There’s no such thing as a ‘Digital Marketing Specialist’. Digital marketing is a field too broad and intricate to accommodate deep, holistic specialism. Instead, there are specialists within the field of digital marketing, whose very different roles and interests zoom in on the multifarious workings of the industry’s machinery, down to the tiniest cog.

These people are AdWords bidding experts, infographic designers, old-fashioned copywriters and coders, PR people, brand managers, email marketing officers and project managers. People with a world class talent for more than two or three of these jobs are as rare as hen’s teeth.

Your company may not have the luxury of – or the need for – a digital marketer specialising in every conceivable role. But understanding that a single digital marketer cannot be expected to excel in every area of the field is important.

Creative meets technical

On the most basic level, a digital marketing team should be built around a mixture of creative flair and analytical nous; a right-brain and a left-brain, so to speak.

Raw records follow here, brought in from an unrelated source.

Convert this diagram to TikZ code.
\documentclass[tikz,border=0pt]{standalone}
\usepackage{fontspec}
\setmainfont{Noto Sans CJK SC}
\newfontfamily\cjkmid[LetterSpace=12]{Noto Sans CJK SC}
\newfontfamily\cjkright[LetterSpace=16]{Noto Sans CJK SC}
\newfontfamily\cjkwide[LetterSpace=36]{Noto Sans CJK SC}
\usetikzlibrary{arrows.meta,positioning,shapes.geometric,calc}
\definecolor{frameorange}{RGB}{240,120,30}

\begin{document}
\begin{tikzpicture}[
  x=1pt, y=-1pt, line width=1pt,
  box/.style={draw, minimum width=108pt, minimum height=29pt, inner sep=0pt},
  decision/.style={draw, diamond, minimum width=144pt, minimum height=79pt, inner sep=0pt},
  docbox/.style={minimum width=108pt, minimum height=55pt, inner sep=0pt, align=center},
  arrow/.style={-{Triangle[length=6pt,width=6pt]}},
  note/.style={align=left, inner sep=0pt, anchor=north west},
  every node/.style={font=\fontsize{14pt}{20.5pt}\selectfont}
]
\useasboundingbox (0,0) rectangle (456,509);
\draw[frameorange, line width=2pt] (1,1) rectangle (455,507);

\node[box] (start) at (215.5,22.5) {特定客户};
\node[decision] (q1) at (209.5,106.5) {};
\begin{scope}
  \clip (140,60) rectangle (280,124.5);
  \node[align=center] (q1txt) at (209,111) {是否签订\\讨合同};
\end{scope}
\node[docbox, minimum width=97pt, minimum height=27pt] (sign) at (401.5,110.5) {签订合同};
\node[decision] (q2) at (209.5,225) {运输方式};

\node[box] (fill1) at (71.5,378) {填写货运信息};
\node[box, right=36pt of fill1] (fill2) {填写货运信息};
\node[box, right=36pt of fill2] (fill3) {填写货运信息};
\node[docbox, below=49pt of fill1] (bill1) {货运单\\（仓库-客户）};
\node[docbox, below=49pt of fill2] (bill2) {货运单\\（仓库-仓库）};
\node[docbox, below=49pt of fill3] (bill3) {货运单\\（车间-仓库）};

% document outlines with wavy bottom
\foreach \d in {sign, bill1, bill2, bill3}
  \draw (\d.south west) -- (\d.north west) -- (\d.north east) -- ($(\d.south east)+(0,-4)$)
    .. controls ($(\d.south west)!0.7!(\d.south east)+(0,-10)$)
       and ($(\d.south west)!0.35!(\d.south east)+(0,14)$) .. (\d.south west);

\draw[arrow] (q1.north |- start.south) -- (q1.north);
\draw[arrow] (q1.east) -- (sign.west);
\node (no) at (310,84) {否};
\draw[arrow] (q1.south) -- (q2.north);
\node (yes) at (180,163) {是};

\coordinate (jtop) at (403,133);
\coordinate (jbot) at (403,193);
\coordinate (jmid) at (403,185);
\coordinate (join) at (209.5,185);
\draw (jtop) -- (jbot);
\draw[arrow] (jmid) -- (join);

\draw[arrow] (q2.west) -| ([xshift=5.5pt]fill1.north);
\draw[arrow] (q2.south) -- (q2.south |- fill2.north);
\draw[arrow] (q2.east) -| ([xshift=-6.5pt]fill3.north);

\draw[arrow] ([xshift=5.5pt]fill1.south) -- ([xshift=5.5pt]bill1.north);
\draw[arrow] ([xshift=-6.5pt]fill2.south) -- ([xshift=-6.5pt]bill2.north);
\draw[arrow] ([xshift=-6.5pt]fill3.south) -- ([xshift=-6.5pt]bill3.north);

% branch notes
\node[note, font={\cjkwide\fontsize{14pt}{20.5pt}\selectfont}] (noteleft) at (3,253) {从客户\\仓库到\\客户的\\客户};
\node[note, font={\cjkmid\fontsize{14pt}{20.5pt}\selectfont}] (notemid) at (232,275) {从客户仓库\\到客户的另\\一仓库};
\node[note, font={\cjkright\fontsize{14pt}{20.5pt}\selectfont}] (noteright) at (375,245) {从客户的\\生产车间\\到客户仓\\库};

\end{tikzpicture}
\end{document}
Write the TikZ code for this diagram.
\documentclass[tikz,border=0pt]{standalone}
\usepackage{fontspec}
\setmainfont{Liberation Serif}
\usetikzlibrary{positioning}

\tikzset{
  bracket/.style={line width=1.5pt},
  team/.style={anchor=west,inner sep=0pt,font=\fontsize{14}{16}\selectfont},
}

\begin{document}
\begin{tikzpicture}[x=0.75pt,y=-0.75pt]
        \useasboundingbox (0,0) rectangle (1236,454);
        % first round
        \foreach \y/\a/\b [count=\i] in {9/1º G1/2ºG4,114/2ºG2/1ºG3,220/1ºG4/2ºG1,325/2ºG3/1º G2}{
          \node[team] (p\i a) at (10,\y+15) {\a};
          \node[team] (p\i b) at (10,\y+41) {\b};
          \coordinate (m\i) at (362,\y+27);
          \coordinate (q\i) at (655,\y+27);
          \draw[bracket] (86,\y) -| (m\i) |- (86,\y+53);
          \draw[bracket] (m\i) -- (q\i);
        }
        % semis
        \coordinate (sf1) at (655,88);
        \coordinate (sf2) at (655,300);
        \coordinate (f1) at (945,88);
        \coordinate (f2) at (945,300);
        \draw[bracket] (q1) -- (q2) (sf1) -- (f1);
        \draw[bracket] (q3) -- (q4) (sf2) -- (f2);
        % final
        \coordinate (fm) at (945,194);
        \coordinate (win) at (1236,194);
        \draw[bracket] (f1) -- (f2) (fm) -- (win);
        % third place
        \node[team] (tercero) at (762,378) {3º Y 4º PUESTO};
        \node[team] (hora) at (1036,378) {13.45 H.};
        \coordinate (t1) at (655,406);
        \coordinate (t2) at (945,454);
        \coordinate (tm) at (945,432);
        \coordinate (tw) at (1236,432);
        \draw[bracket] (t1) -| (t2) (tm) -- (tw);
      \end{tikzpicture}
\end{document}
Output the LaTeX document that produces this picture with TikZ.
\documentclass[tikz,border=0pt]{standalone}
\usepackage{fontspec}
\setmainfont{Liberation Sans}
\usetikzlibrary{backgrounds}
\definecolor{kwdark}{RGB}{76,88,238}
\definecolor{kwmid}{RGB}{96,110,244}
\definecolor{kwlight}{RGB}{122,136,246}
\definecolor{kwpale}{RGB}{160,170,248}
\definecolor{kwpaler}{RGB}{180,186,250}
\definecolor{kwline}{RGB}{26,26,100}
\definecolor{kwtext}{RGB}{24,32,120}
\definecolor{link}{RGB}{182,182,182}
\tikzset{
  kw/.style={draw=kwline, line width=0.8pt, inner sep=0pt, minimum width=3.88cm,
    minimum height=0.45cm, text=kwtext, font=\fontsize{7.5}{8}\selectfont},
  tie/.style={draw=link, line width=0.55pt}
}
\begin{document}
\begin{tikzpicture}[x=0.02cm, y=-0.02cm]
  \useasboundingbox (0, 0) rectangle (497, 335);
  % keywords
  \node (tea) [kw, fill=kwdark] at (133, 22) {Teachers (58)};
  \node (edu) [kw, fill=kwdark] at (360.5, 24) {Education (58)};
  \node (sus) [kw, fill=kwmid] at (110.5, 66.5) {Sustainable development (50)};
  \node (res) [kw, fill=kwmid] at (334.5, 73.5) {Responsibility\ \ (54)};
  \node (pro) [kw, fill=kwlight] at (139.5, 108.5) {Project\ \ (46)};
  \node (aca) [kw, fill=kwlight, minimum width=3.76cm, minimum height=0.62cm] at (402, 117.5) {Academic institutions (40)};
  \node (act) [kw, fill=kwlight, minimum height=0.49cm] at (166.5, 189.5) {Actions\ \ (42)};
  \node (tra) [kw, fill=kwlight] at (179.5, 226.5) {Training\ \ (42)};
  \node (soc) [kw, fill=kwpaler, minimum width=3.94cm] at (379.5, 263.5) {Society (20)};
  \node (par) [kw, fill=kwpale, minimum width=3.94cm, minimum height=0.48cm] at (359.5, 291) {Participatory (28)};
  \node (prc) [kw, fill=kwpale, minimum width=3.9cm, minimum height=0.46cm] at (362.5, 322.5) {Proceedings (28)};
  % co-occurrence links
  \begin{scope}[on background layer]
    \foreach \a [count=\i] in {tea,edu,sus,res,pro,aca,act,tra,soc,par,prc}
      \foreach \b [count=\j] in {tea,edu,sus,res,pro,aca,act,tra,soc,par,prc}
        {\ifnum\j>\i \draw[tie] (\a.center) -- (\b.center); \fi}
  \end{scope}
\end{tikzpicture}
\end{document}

If you possess the hiring capacity, enlisting multiple specialists to cover both halves of the process (and that’s an over-simplification) can deliver the best results. On the one side you have your analysts and strategists – they’ll obsess over your campaign data, extract meaningful findings to influence your future actions, and they’ll heartily enjoy themselves while they’re at it; on the other side you’ll have your SEO-savvy copywriters and content creators, who will take a similarly scientific approach to selecting the exact words with the greatest power to enchant – and convert – the reader.

If your company can only commit to one full-time digital marketing hire, you may benefit from breaking that down into two part-time or freelance roles. By using one thoroughbred creative and one thoroughbred data buff, you’ll more adequately cover the proficiencies which the task demands – and you can also be sure that your employees are happily and productively focused on their true specialisms. Don’t think of digital marketing as a job role. It’s an industry.

None of this is to say that an individual digital marketer can’t work to improve in whichever area of the industries they like. But for teams, dividing up tasks which are diametrically opposed in nature is demonstrably sensible.
These are the some of the traits that you’ll find in any truly great digital marketing team

  • The ability to measure and prioritise – the effect of a digital marketing project impact can always be measured to at least some degree of accuracy, whether that’s through direct metrics like click-through-rate (CTR), or less directly linked metrics like overall sales. A good digital marketing team measures the value of their work and prioritises future work accordingly.
  • Attention to detail – digital content often comes bite-sized, whether that’s in a brief mailshot or a yet briefer AdWords listing. This means digital marketers need to take exquisite care to load every unit of content – in whatever form that content takes – with maximum effectiveness. It’s the art of the advertising executive, transposed onto a wider and wilder medium.
  • Long-termism – Google can take months to bump your site up their SERP rankings after an SEO treatment. Prospects can take even longer than that to convert. Digital marketing is a long-term business, and everybody needs to be comfortable with that.
  • UX sensitive – while important, digital marketing is not the be all and end all. You need creative digital marketers who understand the need to carry out their work without impinging on the quality of your product or platform. There’s little or no good in funnelling thousands of users to a shoddy website.
  • EXCEL – your digital marketing team should be spending at least as much time on Excel as they’re spending on Word.
  • Lateral thinking – the opportunities for digital marketers to benefit the brands they work with are diverse and ever-changing. With a bit of lateral thinking, any form of digital content can be turned into a worthy asset. Balancing the kind of opportunism with sensitivity to the brand is a fine art – and its masters are in short supply.